2020-04-02
„Uroczystość ta prowadzi nas poprzez nacierające zewsząd utrapienia obecnego świata, a Bóg użycza nam radości zbawienia, która z niej wypływa. Czyni z nas bowiem jedno zgromadzenie łączące duchowo tych, co są rozproszeni po całej ziemi. Pozwala nam przez to modlić się razem i zanosić wspólne dziękczynienia, jak przystało czynić w święto. I w tym jest właśnie cud Jego dobroci, że sam zbiera nas zewsząd na tę uroczystość, zbliżając jednością wiary tych, którzy może ciałem są daleko od siebie” (List wielkanocny, 5).

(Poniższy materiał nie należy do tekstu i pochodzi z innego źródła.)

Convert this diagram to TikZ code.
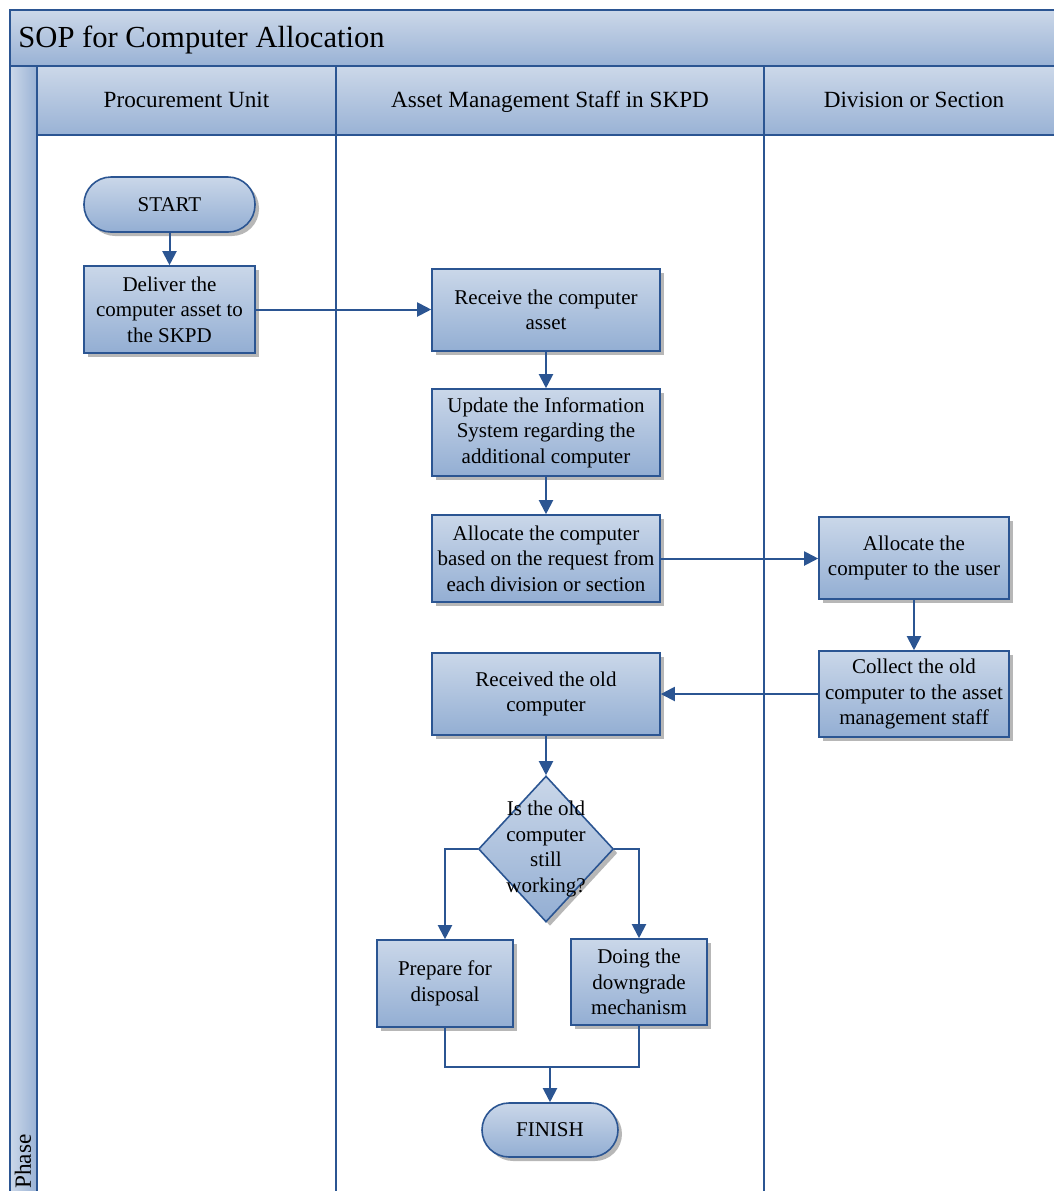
\documentclass[tikz,border=0pt]{standalone}
\usepackage{fontspec}
\setmainfont{Liberation Serif}
\usetikzlibrary{shapes.geometric,arrows.meta,shadows}

\definecolor{edgeblue}{HTML}{2B5592}
\definecolor{filltop}{HTML}{CAD7E9}
\definecolor{fillbot}{HTML}{93AED3}
\definecolor{headtop}{HTML}{CCD8E9}
\definecolor{headbot}{HTML}{99B2D5}

\newcommand{\headfont}{\fontsize{11.6}{12.8}\selectfont}
\newcommand{\bodyfont}{\fontsize{10.5}{12.75}\selectfont}

\begin{document}
\begin{tikzpicture}[x=0.5pt,y=-0.5pt,
  frame/.style={draw=edgeblue, line width=0.8pt},
  flowshade/.style={top color=filltop, bottom color=fillbot},
  shadowed/.style={drop shadow={shadow xshift=2pt, shadow yshift=-2pt, opacity=0.4, fill=black!70}},
  stepbox/.style={rectangle, draw=edgeblue, line width=0.8pt, flowshade, shadowed,
    align=center, font=\bodyfont, inner sep=0pt},
  terminal/.style={stepbox, rounded corners=13.5pt},
  decision/.style={diamond, draw=edgeblue, line width=0.8pt, flowshade, shadowed,
    inner sep=0pt, minimum width=67.5pt, minimum height=73pt},
  lanehead/.style={font=\headfont, inner sep=0pt},
  link/.style={draw=edgeblue, line width=1pt},
  arr/.style={link, -{Triangle[length=7pt,width=7pt]}}
]
\useasboundingbox (0,0) rectangle (1054,1191);
\clip (0,0) rectangle (1054,1191);

% pool: title bar, phase column, lane headers
\fill[top color=headtop, bottom color=headbot] (10,10) rectangle (1064,66);
\fill[left color=headtop, right color=headbot] (10,66) rectangle (37,1200);
\fill[top color=headtop, bottom color=headbot] (37,66) rectangle (1064,135);
\draw[frame] (10,10) rectangle (1064,1200);
\draw[frame] (10,66) -- (1064,66);
\draw[frame] (37,66) -- (37,1200);
\draw[frame] (37,135) -- (1064,135);
\draw[frame] (336,66) -- (336,1200);
\draw[frame] (764,66) -- (764,1200);

\node[anchor=base west, font=\fontsize{15.3}{17}\selectfont, inner sep=0pt] (title) at (18,47) {SOP for Computer Allocation};
\node[lanehead, anchor=base] (laneA) at (186.5,107) {Procurement Unit};
\node[lanehead, anchor=base] (laneB) at (550,107) {Asset Management Staff in SKPD};
\node[lanehead, anchor=base] (laneC) at (914,107) {Division or Section};
\node[lanehead, rotate=90, anchor=east] (phase) at (23,1134) {Phase};

% flow steps
\node[terminal, minimum width=85.5pt, minimum height=27.5pt] (start) at (169.5,204.5) {START};
\node[stepbox, minimum width=85.5pt, minimum height=43.5pt] (deliver) at (169.5,309.5) {Deliver the\\computer asset to\\the SKPD};
\node[stepbox, minimum width=114pt, minimum height=41pt] (receive) at (546,310) {Receive the computer\\asset};
\node[stepbox, minimum width=114pt, minimum height=43.5pt] (update) at (546,432.5) {Update the Information\\System regarding the\\additional computer};
\node[stepbox, minimum width=114pt, minimum height=43.5pt] (alloc) at (546,558.5) {Allocate the computer\\based on the request from\\each division or section};
\node[stepbox, minimum width=95pt, minimum height=41pt] (user) at (914,558) {Allocate the\\computer to the user};
\node[stepbox, minimum width=95pt, minimum height=43pt] (collect) at (914,694) {Collect the old\\computer to the asset\\management staff};
\node[stepbox, minimum width=114pt, minimum height=41pt] (old) at (546,694) {Received the old\\computer};
\node[decision] (dec) at (546,849) {};
\node[font=\bodyfont, align=center, inner sep=0pt] (dectext) at (546,849) {Is the old\\computer\\still\\working?};
\node[stepbox, minimum width=68pt, minimum height=43.5pt] (prep) at (445,983.5) {Prepare for\\disposal};
\node[stepbox, minimum width=68pt, minimum height=43pt] (down) at (639,982) {Doing the\\downgrade\\mechanism};
\node[terminal, minimum width=68pt, minimum height=27pt] (finish) at (550,1130) {FINISH};

% connectors
\draw[arr] (start) -- (deliver);
\draw[arr] (deliver.east) -- (deliver.east -| receive.west);
\draw[arr] (receive) -- (update);
\draw[arr] (update) -- (alloc);
\draw[arr] (alloc.east) -- (alloc.east -| user.west);
\draw[arr] (user) -- (collect);
\draw[arr] (collect.west) -- (collect.west -| old.east);
\draw[arr] (old) -- (dec);
\draw[arr] (dec.west) -| (prep.north);
\draw[arr] (dec.east) -| (down.north);
\coordinate (join) at (550,1067);
\draw[link] (prep.south) |- (join);
\draw[link] (down.south) |- (join);
\draw[arr] (join) -- (finish.north);
\end{tikzpicture}
\end{document}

Należy uczulić wiernych, by nie opuszczali domostw, nie gromadzili się i nie łamali obowiązujących od 01.04. przepisów.
Niemożliwość opuszczenia domów nie powinna ograniczać naszej duchowej tęsknoty za kontaktem z Bogiem żywym i prawdziwym, który rzeczywiście chce być obecny pośród nas.

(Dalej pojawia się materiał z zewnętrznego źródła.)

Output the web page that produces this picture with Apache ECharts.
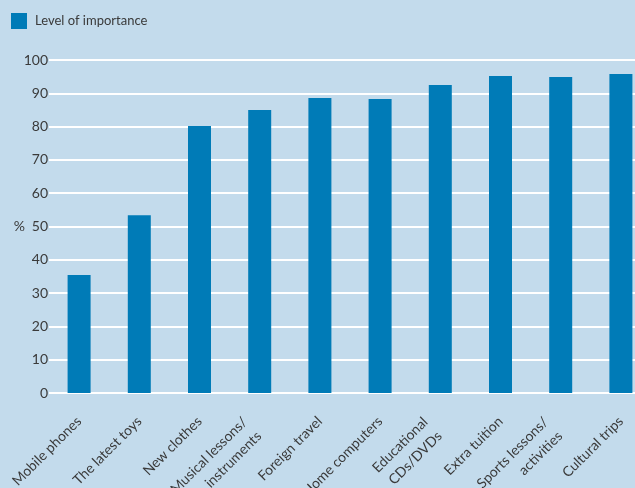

W każdy możliwy sposób przekazać, aby ten gest modlitwy przeżywać jako znak wiary w przybywającego do naszej miejscowości i domu Chrystusa, który wjechał do Jerozolimy, by podjąć śmieć i zmartwychwstanie. Ta specyficzna forma oddania Chwały Chrystusowi jest także znakiem jedności z całym Kościołem, który rozpoczyna najświętsze misteria.
Dlaczego należy proponować takie działania?Takie gesty są ważne, gdyż przełamują stereotyp myślenia zrzucający całą odpowiedzialność za wiarę na duszpasterzy. Podpowiada, że wiara nie jest ograniczona budynkiem kościelnym i może się wyrażać na różne sposoby.

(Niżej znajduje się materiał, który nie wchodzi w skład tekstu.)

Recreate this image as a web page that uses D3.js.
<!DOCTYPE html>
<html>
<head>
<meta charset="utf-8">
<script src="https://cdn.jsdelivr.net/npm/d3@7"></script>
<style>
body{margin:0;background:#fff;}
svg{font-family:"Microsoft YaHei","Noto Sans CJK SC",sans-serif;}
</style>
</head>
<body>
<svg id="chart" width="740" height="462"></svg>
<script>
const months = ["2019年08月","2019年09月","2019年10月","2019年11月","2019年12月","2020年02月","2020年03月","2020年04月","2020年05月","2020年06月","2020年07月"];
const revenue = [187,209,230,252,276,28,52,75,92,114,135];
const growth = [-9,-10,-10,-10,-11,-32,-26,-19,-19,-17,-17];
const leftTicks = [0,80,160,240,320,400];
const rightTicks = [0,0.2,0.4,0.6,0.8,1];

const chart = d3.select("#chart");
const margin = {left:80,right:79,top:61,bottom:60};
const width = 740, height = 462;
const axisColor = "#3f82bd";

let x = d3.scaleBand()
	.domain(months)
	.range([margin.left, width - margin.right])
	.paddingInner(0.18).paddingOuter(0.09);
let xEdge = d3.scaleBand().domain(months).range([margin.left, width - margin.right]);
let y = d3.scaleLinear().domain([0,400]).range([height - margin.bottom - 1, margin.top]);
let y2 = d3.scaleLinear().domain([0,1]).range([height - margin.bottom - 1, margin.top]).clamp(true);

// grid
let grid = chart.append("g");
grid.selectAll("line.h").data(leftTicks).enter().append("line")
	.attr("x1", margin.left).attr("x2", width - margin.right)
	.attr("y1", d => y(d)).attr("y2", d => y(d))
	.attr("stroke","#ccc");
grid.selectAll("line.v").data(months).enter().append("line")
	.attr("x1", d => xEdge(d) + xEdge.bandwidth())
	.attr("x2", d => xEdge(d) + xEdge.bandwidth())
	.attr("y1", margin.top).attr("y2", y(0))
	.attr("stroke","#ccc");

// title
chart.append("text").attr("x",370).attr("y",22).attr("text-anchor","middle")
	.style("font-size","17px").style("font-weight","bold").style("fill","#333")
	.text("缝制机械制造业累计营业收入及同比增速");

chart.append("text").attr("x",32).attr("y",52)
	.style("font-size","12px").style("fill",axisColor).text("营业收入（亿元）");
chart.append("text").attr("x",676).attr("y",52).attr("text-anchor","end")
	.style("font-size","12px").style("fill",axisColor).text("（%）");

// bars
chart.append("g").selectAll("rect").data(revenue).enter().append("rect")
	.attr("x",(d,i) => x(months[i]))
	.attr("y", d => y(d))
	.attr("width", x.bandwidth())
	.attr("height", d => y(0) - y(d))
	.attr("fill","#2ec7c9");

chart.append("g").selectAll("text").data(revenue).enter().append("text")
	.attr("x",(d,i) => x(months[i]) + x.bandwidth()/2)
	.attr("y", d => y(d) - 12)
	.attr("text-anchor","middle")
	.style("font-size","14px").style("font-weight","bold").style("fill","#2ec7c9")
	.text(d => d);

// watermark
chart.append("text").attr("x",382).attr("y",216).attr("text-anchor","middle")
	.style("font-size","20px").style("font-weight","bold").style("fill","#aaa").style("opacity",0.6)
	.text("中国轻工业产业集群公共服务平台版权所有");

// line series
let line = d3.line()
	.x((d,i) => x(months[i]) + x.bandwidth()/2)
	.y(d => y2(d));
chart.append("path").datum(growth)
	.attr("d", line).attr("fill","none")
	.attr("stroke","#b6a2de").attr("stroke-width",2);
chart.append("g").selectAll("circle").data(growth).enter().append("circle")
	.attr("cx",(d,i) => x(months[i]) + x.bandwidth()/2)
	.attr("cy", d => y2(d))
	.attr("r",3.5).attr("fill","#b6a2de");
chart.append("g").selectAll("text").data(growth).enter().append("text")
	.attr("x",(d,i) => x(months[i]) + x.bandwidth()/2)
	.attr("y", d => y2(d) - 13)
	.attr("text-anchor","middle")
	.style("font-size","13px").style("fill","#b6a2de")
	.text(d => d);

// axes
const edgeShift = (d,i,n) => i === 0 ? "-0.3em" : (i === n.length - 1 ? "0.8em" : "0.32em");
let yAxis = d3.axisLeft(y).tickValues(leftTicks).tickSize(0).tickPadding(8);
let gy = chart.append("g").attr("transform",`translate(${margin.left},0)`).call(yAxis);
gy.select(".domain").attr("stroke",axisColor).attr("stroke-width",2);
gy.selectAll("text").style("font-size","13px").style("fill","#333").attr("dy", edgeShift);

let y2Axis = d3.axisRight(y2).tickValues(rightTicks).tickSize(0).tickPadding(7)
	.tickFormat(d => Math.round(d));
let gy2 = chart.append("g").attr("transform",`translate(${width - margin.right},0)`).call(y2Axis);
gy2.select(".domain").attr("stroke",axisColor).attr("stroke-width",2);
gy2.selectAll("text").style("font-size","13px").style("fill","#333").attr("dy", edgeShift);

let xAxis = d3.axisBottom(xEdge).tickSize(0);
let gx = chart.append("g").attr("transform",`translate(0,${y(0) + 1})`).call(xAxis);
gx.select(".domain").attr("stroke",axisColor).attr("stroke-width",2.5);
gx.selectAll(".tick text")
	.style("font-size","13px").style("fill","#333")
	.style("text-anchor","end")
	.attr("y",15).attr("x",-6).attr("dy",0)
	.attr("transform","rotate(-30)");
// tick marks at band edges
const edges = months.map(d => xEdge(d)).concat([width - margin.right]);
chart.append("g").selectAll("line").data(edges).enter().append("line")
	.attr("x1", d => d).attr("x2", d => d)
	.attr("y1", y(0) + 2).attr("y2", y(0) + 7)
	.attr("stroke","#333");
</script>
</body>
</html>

Zadania, zwłaszcza początkowe muszą być proste: przeczytać tekst, podejść z palmą o godz. 15.00 do okna.
Wierni wykonując ważne dla nich i zrozumiałe w treści gesty wzrastają w poczuciu, że w ich domu, wśród codzienności może pojawić się coś z „rzeczywistości duchowej”, coś podniosłego, przejmującego, jakaś świętość i Boża obecność. Tego nie da się nakazać. Do tego trzeba wychować – i to jest dobra, a może jedyna okazja. Małymi krokami wprowadzamy w doświadczenie, którego wielu z naszych parafian po prostu nie miała. Są przecież domy, w których nigdy nie modlono się wspólnie, nigdy nie czytano ewangelii, nigdy nie rozmawiano o Bogu (nawet podczas odwiedzin kolędowych). W jaki sposób tacy ludzie mogę „wskoczyć nagle” w pobożne przeżywanie świąt?
Ksiądz przechodzący obok i błogosławiący wzmacnia takie inicjacyjne działanie. Jezus Eucharystyczny jest punktem odniesienia. Rodzajem katalizatora wywołującego reakcję, prowokującego nieco do działania. Dobrze objaśniona modlitwa „Koronką” daje rodzinie możliwość krótkiego zatrzymania się i jednoczenia intencji.
Liturgia, to pełne treści gesty. Lepiej będzie przeżywana, przez osoby, które w domu „przetrenują” związek gestu z wiarą. Jeśli tej lekcji nie odrobią, jeśli w codzienności nie będą w stanie złączyć znaku z treścią, liturgiczne gesty będą puste, albo magiczne.